With only a handful of women receiving Nobel Prizes in STEM fields, this represents momentous leap for the recognition of women in science. In particular, Dr Strickland’s acceptance is the first time in 55 years that a woman has been awarded the Nobel Prize in Physics. While this is a great victory, it highlights concerns of sexism within the Nobel Prizes and STEM-related disciplines. Christin Wiedemann, a former physicist and past president of the Society for Canadian Women in Science and Technology, stated that while Dr Strickland’s win should be celebrated, it is “a stark reminder that its been 55 years, and I have a hard time imagining there haven’t been women worthy of the prize in 55 years.” While this is a major concern, both women being awarded for their scientific successes is a step in the right direction.

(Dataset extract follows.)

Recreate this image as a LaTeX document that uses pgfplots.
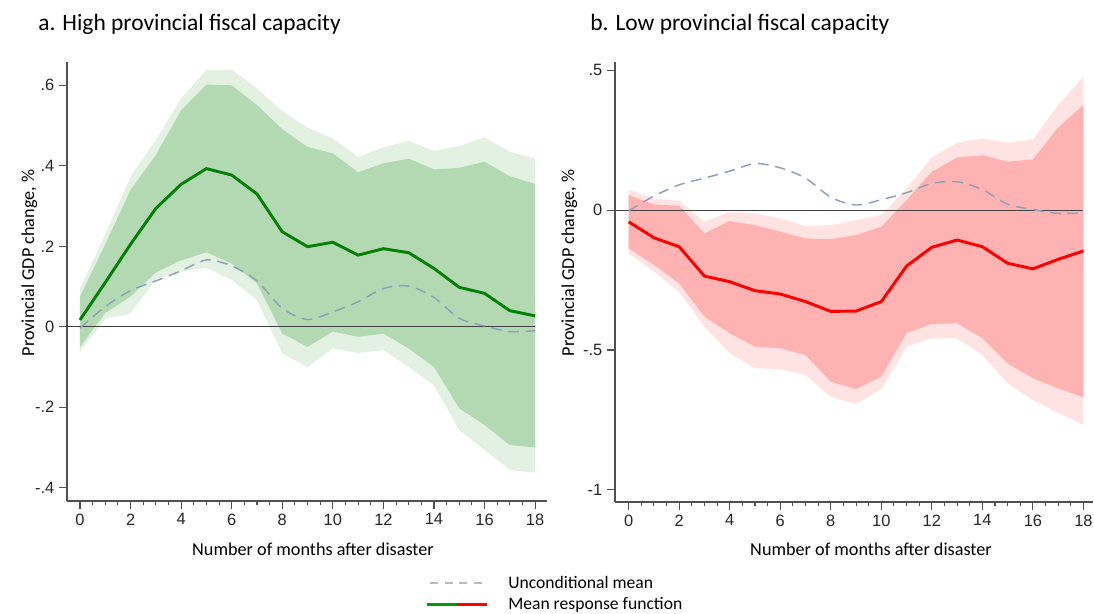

According to Wired, girls perform just as well as boys in the sciences, yet due to low confidence, sexism and under-representation in STEM-related disciplines, women often stray away from a science-related career. It is hoped that such recognition of female success in science will encourage young women to embrace the sciences and fight against the uneven playing field currently present in the STEM-related disciplines. It is also hoped that such recognition will encourage men to help in the fight against structural and systemic sexism within STEM-related disciplines, as both men and women need to work together to achieve an even playing field.
It is promising to see both Dr Strickland and Dr Arnold be internationally praised and recognized for their scientific successes. Continued recognition of women in STEM will hopefully aid in making the scientific world a more welcoming and open place for young women.